• _Source data_:
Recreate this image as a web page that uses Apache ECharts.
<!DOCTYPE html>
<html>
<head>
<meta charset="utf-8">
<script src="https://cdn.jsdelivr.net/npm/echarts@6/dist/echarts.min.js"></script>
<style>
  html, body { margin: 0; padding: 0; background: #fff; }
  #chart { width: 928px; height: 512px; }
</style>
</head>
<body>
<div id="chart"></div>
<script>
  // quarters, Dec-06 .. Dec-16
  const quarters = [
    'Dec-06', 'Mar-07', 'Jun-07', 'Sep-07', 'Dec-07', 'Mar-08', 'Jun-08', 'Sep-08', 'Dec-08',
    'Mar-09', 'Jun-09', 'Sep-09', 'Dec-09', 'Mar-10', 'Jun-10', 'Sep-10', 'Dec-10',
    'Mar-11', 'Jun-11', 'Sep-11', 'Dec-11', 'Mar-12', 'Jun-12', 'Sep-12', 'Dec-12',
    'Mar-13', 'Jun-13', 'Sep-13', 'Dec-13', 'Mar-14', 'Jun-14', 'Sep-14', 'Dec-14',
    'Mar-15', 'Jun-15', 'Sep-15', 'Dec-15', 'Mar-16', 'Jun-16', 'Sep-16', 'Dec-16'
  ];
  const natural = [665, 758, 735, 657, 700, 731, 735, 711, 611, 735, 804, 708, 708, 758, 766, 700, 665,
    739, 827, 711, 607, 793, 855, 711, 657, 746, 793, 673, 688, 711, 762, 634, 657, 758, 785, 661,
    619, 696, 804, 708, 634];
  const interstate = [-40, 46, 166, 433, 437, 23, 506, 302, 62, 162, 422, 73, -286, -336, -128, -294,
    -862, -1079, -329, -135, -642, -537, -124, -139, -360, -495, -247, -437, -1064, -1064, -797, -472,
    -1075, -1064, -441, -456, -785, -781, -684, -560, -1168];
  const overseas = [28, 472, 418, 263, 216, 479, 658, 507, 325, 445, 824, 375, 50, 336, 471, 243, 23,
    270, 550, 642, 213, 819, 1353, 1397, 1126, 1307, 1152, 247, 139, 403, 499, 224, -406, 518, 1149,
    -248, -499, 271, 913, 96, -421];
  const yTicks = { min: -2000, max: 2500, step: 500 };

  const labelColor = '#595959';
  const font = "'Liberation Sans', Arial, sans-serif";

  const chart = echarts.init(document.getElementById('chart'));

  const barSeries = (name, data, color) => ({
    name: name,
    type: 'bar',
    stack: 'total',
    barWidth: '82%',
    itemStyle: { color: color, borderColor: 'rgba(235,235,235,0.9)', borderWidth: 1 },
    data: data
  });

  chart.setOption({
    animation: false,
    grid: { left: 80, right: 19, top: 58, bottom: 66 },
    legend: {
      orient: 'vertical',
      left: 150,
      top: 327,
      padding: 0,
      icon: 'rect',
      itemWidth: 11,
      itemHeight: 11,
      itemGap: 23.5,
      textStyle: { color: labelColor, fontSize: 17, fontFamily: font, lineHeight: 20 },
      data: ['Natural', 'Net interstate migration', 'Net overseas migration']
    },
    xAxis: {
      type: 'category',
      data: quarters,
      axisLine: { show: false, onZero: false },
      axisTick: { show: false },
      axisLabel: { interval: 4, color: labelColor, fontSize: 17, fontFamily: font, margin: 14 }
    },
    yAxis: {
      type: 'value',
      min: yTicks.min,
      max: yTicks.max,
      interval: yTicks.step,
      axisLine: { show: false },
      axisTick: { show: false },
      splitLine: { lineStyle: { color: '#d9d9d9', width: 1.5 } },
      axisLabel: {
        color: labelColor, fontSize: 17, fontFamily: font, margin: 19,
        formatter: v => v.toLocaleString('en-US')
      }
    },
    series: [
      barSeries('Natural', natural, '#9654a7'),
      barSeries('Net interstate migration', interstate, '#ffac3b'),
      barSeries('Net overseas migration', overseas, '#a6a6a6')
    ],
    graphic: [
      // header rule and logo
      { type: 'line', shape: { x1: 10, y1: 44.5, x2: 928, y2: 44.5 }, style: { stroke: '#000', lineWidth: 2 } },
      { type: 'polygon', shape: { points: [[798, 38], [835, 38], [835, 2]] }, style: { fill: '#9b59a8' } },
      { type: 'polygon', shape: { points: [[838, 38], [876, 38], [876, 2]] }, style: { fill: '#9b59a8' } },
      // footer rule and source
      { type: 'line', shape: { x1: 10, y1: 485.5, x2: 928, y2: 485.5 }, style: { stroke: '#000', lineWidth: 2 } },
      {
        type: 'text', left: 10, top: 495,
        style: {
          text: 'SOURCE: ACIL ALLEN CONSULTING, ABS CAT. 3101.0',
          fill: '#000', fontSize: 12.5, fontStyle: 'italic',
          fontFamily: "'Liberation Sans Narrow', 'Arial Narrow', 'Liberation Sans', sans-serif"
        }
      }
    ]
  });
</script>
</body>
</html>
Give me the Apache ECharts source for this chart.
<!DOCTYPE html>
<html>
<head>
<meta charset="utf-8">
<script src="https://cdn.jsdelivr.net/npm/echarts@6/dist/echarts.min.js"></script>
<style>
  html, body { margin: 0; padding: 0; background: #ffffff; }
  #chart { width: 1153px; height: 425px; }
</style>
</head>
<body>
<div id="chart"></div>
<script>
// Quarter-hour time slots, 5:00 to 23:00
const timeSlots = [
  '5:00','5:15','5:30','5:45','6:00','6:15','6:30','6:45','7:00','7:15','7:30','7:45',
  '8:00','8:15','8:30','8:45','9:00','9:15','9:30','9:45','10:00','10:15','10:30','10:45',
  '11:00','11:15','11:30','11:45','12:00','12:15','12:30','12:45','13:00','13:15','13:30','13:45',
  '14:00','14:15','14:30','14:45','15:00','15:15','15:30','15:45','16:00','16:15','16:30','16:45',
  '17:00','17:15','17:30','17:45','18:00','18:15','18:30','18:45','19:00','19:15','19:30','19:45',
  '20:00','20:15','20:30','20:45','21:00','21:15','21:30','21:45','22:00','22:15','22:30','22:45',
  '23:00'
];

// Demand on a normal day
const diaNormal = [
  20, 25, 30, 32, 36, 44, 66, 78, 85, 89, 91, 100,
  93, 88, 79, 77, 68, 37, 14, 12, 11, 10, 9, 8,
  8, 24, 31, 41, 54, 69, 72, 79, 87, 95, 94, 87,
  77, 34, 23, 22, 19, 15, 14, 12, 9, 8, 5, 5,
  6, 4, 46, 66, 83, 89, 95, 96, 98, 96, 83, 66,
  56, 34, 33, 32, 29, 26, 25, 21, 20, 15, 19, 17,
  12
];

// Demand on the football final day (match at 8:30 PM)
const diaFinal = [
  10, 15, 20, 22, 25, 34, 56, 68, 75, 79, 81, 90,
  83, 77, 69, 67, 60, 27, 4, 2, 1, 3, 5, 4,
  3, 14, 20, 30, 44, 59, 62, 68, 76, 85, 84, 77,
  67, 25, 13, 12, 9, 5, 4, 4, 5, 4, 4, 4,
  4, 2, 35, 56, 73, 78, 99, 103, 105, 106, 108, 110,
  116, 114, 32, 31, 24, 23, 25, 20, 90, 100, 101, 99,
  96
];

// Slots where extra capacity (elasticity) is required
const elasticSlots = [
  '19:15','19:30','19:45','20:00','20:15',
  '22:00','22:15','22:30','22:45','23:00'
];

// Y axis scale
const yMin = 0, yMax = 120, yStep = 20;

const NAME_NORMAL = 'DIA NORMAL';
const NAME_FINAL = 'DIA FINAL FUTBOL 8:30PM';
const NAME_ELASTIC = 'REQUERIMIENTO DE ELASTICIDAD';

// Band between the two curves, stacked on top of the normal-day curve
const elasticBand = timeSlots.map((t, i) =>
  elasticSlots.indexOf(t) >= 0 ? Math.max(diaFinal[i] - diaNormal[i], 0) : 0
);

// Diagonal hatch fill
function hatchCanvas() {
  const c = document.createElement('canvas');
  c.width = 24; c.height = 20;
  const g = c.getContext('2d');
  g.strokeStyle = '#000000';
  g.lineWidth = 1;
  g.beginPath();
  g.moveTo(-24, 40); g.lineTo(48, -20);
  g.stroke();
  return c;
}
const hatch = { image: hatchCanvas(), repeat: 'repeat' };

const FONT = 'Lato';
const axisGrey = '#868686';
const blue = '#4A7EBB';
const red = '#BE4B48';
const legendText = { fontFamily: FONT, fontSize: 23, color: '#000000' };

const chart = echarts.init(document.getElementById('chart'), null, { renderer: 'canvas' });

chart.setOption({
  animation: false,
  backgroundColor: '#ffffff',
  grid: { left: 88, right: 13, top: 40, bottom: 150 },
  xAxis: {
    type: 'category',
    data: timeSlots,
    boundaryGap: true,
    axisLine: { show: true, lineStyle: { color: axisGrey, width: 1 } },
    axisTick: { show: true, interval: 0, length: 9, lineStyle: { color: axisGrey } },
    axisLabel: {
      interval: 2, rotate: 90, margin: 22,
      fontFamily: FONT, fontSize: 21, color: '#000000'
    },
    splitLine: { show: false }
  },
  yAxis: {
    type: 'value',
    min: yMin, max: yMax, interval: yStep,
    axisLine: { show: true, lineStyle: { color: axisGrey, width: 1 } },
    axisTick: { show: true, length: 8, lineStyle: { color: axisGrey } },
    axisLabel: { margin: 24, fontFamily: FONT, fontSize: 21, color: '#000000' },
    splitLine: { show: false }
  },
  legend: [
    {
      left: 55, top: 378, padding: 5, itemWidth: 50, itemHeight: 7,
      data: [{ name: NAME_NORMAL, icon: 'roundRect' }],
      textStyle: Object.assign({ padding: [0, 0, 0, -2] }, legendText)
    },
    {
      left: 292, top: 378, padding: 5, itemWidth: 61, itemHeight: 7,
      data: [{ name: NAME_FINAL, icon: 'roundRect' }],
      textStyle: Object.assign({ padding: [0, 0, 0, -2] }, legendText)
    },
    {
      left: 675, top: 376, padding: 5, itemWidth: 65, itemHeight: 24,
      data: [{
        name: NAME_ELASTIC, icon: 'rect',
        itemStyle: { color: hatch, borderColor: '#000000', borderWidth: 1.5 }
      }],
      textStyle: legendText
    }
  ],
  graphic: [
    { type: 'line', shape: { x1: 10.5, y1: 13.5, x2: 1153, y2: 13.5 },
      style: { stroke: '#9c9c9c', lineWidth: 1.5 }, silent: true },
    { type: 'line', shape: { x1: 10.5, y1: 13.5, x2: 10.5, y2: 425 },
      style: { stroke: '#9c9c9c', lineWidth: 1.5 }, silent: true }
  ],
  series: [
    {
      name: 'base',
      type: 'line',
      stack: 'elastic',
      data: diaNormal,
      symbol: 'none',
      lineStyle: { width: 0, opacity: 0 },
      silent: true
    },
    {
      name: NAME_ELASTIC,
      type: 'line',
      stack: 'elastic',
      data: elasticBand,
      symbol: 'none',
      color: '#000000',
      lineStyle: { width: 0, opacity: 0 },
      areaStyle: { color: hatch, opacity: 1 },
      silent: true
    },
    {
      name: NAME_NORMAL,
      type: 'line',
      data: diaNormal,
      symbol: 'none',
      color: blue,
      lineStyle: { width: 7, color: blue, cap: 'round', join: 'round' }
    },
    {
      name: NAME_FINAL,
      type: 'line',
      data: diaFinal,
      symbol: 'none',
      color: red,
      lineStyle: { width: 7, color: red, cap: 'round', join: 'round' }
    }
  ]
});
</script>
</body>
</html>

• _Job_: Find the lines above that include the string "Apache" and copy them.

• _Exercise answer_:
Recreate this image as a web page that uses Apache ECharts.
Give me the Apache ECharts source for this chart.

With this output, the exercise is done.